** begin **

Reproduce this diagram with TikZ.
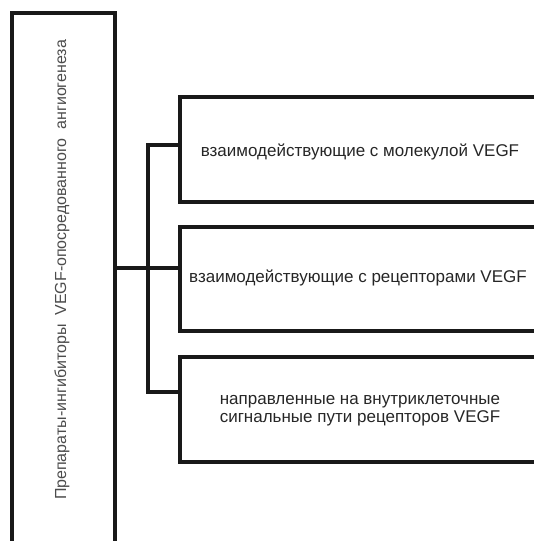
\documentclass[tikz,border=0pt]{standalone}
\usepackage{fontspec}
\setmainfont{Liberation Sans}
\begin{document}
\begin{tikzpicture}[x=1pt,y=-1pt,
  frame/.style={draw=black!90, line width=3.8pt},
  wire/.style={draw=black!90, line width=3.8pt},
  lbl/.style={text=black!85, font=\fontsize{17}{18}\selectfont, align=center, inner sep=0pt},
  vlbl/.style={text=black!70, font=\fontsize{16}{18}\selectfont, rotate=90, inner sep=0pt}]
\useasboundingbox (0,0) rectangle (534,541);
% left box
\draw[frame] (12,560) -- (12,13) -- (115,13) -- (115,560);
\coordinate (L) at (115,268);
\node[vlbl] (lt) at (62,270) {Препараты-ингибиторы\ \ VEGF-опосредованного\ \ ангиогенеза};
% right boxes
\draw[frame] (545,97) -- (180,97) -- (180,202) -- (545,202);
\draw[frame] (545,227) -- (180,227) -- (180,331) -- (545,331);
\draw[frame] (545,357) -- (180,357) -- (180,462) -- (545,462);
\coordinate (b1) at (180,145);
\coordinate (b2) at (180,268);
\coordinate (b3) at (180,392);
\node[lbl] (t1) at (360,152) {взаимодействующие с молекулой VEGF};
\node[lbl] (t2) at (358,278) {взаимодействующие с рецепторами VEGF};
\node[lbl] (t3) at (360,411) {направленные на внутриклеточные\\сигнальные пути рецепторов VEGF};
% connectors
\draw[wire] (L) -- (b2);
\draw[wire] (b1) -| (148,392) -- (b3);
\end{tikzpicture}
\end{document}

** end **

- _TASK STATEMENT_
Without the pictures, write out the whole listing above exactly as it appears.

- _WRITTEN RESPONSE_
Reproduce this diagram with TikZ.
\documentclass[tikz,border=0pt]{standalone}
\usepackage{fontspec}
\setmainfont{Liberation Sans}
\begin{document}
\begin{tikzpicture}[x=1pt,y=-1pt,
  frame/.style={draw=black!90, line width=3.8pt},
  wire/.style={draw=black!90, line width=3.8pt},
  lbl/.style={text=black!85, font=\fontsize{17}{18}\selectfont, align=center, inner sep=0pt},
  vlbl/.style={text=black!70, font=\fontsize{16}{18}\selectfont, rotate=90, inner sep=0pt}]
\useasboundingbox (0,0) rectangle (534,541);
% left box
\draw[frame] (12,560) -- (12,13) -- (115,13) -- (115,560);
\coordinate (L) at (115,268);
\node[vlbl] (lt) at (62,270) {Препараты-ингибиторы\ \ VEGF-опосредованного\ \ ангиогенеза};
% right boxes
\draw[frame] (545,97) -- (180,97) -- (180,202) -- (545,202);
\draw[frame] (545,227) -- (180,227) -- (180,331) -- (545,331);
\draw[frame] (545,357) -- (180,357) -- (180,462) -- (545,462);
\coordinate (b1) at (180,145);
\coordinate (b2) at (180,268);
\coordinate (b3) at (180,392);
\node[lbl] (t1) at (360,152) {взаимодействующие с молекулой VEGF};
\node[lbl] (t2) at (358,278) {взаимодействующие с рецепторами VEGF};
\node[lbl] (t3) at (360,411) {направленные на внутриклеточные\\сигнальные пути рецепторов VEGF};
% connectors
\draw[wire] (L) -- (b2);
\draw[wire] (b1) -| (148,392) -- (b3);
\end{tikzpicture}
\end{document}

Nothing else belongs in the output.